Insurers analyze loss history, payroll, revenue, industry classification, and risk controls when pricing coverage. Businesses with documented safety programs, incident reporting procedures, and contract review protocols often experience more favorable underwriting outcomes. Premium reflects expected loss behavior, not just company size.
Operational Risk Management as the First Line of Defense
Insurance transfers financial risk, but it does not prevent claims from occurring. Effective risk management focuses on identifying hazards, controlling processes, and documenting compliance. Examples include premises inspections, vendor qualification standards, employee training, and formal incident response procedures.
Documentation plays a critical role in claims defense. Clear contracts, maintenance records, and incident reports provide factual evidence that can reduce liability or accelerate claim resolution. In many cases, disciplined documentation is as valuable as the policy itself.

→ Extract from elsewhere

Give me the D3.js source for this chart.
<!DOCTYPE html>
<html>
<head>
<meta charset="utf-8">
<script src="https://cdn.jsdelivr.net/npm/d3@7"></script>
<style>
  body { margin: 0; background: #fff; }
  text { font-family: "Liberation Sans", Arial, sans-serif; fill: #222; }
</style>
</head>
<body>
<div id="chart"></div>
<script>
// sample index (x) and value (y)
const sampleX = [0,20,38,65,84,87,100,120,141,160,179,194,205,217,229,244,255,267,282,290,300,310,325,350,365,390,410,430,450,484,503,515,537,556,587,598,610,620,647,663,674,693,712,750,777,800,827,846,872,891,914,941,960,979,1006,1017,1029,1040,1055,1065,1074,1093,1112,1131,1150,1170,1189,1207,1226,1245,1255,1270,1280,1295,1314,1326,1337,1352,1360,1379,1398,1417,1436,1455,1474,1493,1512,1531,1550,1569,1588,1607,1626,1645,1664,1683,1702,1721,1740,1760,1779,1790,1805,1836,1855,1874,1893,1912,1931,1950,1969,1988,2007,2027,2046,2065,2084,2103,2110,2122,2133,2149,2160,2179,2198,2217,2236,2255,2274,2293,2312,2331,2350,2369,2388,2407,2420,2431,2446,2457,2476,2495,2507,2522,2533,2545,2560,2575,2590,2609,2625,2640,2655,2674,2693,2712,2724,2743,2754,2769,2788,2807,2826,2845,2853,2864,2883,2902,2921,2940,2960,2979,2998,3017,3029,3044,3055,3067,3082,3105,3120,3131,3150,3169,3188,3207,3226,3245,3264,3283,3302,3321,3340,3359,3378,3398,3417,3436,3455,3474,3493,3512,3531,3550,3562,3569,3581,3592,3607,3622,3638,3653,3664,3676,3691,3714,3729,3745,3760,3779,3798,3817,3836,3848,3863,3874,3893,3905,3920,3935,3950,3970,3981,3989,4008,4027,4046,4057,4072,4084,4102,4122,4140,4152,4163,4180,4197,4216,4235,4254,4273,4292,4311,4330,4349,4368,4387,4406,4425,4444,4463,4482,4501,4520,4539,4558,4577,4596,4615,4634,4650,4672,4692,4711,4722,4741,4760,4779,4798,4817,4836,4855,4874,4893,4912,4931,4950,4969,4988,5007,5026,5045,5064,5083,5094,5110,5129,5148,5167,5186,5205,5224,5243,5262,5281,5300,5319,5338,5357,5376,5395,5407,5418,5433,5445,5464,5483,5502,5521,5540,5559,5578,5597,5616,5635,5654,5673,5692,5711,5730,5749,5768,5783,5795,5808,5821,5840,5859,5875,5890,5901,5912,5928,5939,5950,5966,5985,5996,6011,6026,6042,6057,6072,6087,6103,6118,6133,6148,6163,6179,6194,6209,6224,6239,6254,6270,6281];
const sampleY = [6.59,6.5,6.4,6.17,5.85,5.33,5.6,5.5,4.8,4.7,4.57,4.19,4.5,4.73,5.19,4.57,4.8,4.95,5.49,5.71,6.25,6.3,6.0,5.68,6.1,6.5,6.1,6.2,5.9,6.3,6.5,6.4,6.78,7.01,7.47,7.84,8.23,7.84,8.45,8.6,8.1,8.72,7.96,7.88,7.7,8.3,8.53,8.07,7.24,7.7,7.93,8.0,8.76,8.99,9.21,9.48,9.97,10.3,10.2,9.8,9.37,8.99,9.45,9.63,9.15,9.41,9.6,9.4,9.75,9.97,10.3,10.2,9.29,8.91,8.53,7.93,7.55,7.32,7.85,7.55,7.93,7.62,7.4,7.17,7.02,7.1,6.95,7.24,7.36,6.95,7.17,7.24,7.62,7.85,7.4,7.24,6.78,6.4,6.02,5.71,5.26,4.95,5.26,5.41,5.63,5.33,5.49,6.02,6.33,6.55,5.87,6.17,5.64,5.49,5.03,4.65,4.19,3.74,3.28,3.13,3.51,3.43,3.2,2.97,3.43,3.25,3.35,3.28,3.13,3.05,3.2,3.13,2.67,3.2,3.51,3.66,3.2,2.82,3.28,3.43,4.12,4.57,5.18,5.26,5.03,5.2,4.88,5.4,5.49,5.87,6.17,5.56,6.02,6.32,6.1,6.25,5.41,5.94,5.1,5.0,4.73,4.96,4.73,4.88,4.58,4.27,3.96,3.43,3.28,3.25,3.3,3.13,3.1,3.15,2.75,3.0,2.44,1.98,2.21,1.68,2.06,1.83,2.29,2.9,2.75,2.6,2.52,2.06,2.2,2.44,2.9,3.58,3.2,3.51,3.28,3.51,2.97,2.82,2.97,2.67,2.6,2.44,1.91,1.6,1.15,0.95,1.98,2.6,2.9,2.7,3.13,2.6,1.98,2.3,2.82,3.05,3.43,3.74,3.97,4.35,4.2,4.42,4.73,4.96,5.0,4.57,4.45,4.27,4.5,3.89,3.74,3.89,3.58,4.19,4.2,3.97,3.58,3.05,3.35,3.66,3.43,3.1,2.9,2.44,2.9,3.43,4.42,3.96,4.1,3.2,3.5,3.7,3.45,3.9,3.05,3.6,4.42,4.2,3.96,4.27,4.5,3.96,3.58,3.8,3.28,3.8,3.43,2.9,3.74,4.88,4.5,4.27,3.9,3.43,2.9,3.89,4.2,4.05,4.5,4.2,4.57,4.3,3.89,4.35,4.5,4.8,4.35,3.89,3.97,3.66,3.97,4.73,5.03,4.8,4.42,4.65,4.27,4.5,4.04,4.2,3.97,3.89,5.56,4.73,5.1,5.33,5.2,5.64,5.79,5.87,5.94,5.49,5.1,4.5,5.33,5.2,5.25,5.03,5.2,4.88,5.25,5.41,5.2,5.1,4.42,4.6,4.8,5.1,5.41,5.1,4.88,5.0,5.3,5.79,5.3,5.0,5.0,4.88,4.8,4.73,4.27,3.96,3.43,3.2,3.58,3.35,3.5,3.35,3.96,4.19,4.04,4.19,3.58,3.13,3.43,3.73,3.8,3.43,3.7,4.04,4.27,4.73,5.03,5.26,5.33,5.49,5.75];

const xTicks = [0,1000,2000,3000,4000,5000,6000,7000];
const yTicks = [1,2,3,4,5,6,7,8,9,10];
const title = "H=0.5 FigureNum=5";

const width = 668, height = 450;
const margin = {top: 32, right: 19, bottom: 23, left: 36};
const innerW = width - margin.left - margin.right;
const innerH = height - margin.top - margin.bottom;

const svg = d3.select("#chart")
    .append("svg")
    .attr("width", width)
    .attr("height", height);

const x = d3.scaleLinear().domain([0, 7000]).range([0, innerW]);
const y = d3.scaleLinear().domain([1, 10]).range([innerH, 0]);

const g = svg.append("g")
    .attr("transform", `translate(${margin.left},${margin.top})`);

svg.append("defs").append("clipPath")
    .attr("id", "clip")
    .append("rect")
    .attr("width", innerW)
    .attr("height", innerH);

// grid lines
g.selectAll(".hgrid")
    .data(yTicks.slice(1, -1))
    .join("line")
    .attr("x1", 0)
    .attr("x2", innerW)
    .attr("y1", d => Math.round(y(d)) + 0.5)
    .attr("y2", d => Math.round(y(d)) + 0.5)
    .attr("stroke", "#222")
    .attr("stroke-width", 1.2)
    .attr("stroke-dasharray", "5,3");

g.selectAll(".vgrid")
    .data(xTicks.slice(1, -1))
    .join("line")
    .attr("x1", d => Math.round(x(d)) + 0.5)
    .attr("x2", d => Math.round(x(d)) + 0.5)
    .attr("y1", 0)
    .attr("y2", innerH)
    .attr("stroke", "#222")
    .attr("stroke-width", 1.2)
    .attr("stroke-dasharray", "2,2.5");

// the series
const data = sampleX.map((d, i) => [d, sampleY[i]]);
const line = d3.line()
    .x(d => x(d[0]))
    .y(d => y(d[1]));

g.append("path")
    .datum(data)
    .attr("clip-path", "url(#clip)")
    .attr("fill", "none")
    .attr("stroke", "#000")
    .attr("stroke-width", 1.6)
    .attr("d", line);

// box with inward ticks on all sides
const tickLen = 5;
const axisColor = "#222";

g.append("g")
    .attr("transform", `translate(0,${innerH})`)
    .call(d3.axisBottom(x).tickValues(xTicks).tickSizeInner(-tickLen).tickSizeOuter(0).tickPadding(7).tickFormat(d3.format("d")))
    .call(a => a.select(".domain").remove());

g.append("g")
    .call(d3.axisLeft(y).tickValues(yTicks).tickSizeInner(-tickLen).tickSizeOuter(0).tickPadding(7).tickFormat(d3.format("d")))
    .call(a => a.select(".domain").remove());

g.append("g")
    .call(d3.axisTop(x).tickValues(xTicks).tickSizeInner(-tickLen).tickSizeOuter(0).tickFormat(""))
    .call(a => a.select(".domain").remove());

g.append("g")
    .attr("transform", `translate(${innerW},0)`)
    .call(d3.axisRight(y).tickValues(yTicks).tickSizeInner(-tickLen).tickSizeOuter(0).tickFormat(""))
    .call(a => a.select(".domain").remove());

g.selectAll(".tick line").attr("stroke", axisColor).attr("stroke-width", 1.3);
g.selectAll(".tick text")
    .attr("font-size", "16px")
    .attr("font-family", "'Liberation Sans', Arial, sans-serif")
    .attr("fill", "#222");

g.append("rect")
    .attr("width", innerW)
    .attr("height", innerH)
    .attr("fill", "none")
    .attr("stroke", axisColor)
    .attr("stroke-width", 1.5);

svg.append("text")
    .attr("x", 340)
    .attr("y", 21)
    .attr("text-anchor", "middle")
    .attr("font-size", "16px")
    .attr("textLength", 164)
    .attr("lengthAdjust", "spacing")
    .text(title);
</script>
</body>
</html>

Aligning Risk Management with Coverage Strategy
CGL is most effective when paired with intentional risk governance. Policy limits should reflect worst-case loss scenarios, not average claims. Exclusions should be understood and addressed through operational changes or complementary policies rather than ignored.
Risk management, contract design, and insurance structure must evolve together. When these elements are aligned, CGL functions as a stabilizing financial mechanism rather than a reactive expense. The result is reduced volatility, stronger legal positioning, and a more predictable cost of risk across the business lifecycle.
In a comprehensive liability program, insurance absorbs financial shock, contracts allocate responsibility, and risk management reduces the likelihood that either will be tested. Businesses that integrate all three achieve protection that is not only broader, but structurally resilient.